Buchwald’s lawsuit exposed the movie industry’s bizarre accounting practices, which the court called “unconscionable” when it found in favor of Buchwald.


Though he sought nearly $6.2 million in damages, the court awarded him only $150,000 (small compensation given that he’d already spent more than $200,000 on legal fees). For its part, Paramount dropped nearly $3 million on attorneys’ fees. So other than the lawyers, nobody really won.



The Kansas Film Board


Once upon a time, many states had their own movie censorship boards. When movies first started gaining widespread appeal in the 1910s, state governments reacted by setting up boards to regulate movies in the name of public morals.


Though some states had lenient boards (or no boards at all), Kansas was notorious for having one of the strictest boards in the nation. Even something as simple as a scene in which characters danced could end up with thick black bars placed across the picture. And of course anything more risqué than that was cut out altogether.
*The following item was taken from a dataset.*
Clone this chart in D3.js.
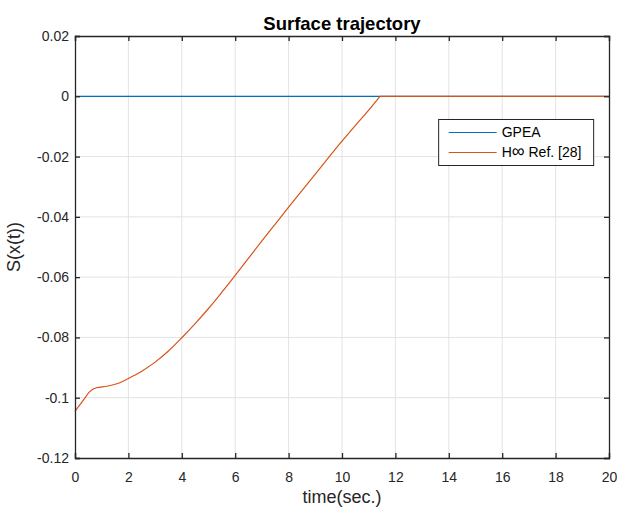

This created problems for distributors. Coming up with different versions of their products for different states was a pain. And once “talkies” hit the market, cutting a scene from a movie meant that the visuals wouldn’t be in sync with the audio on the accompanying disc.


Though some distributors went along with the rules, others resisted. After the board banned The Outlaw from Warner Bros., the studio refused to let any of its other movies be shown in Kansas. And some smaller distributors sidestepped the law by cutting their movies down in order to earn the card required before movies could be shown in the state and then shipping the original, uncut version to theaters.


Then in 1954 the U.S. Supreme Court dealt a blow to state film boards throughout the country when it ruled that movies were protected by the First Amendment and could only be banned if they were legally obscene. Though the Kansas board continued operating for another dozen years, it no longer had the power to censor movies for the long list of reasons it used to use.